The group isn't alone in their allegations. On Wednesday the U.S. Justice Department submitted a motion to intervene in the case on behalf of the plaintiffs.
The lawsuit claims that the test isn't just difficult; it's discriminatory against people with disabilities. If that claim is true, the Law School Admissions Council could be in trouble with the American's with Disabilities Act.
The LSAT currently requires documentation before persons with disabilities can get accommodations for the exam. The suit claims those requirements are too difficult, according to a report by Westlaw.
The plaintiffs are also suing for discrimination because the LSAC informs law schools about which test takers needed disability related accommodations.
U.S. attorneys argue that this kind of 'flagging' essentially announces that test takers who receive accommodations may not deserve their scores, reports the ABA Journal. But the LSAC isn't interested in this argument.
They claim that the DOJ's contention is a 'novel argument' which shouldn't be permitted for an intervenor's motion. They also point out that the DOJ failed to bring up that point in a settlement back in 2002 after investigating LSAC's practices, according to Westlaw.
Plaintiffs claim that the test does not meet ADA requirements that in its current form. The current test procedures allegedly make it unreasonably difficult for those applicants to sit the exam.
This lawsuit isn't LSAC's only issue.

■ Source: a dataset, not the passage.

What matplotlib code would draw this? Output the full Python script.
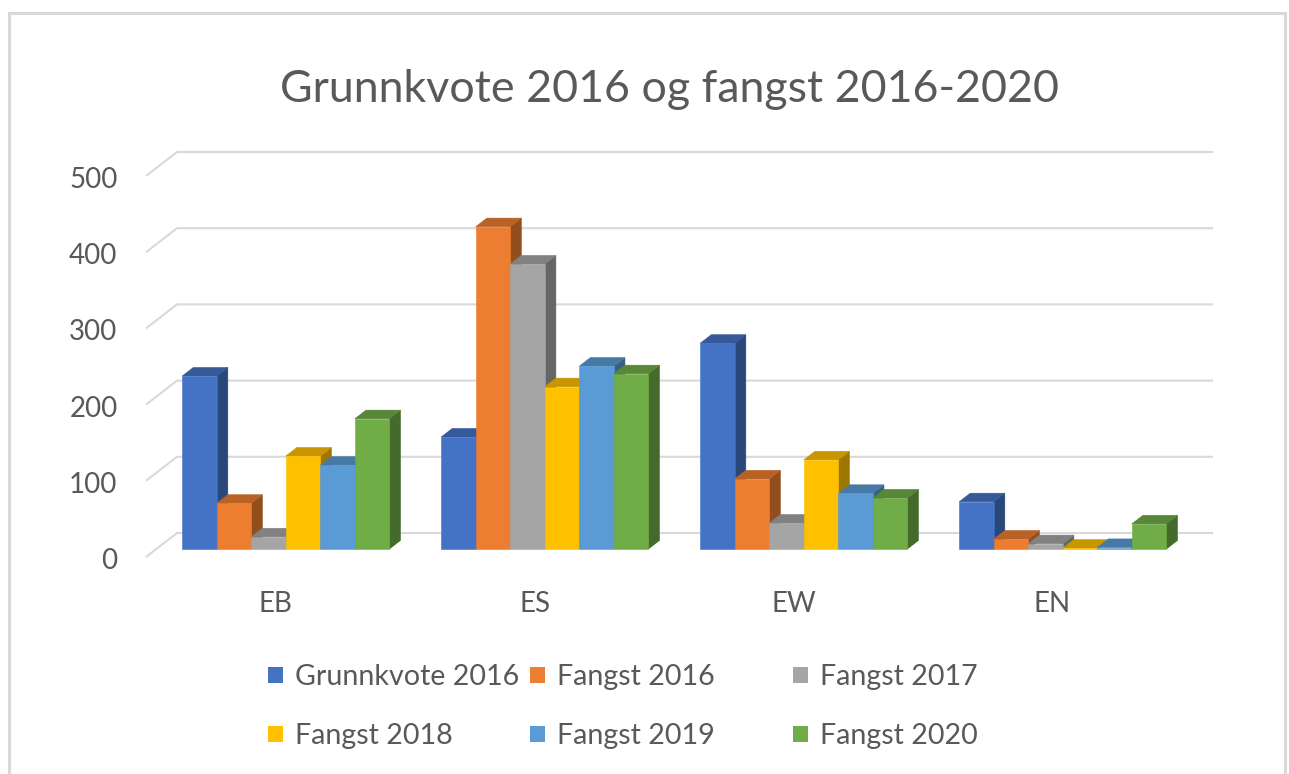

In February 2012 the ABA took aim at the organization when it adopted a new policy.
It calls for reasonable accommodations for individuals with disabilities who take the LSAT, a fair process for determining who should have accommodations, and an end to flagging test scores of students who receive accommodations.
It doesn't go so far as to say the current policy discriminates against applicants with disabilities. But it certainly doesn't make the LSAT sound fair either.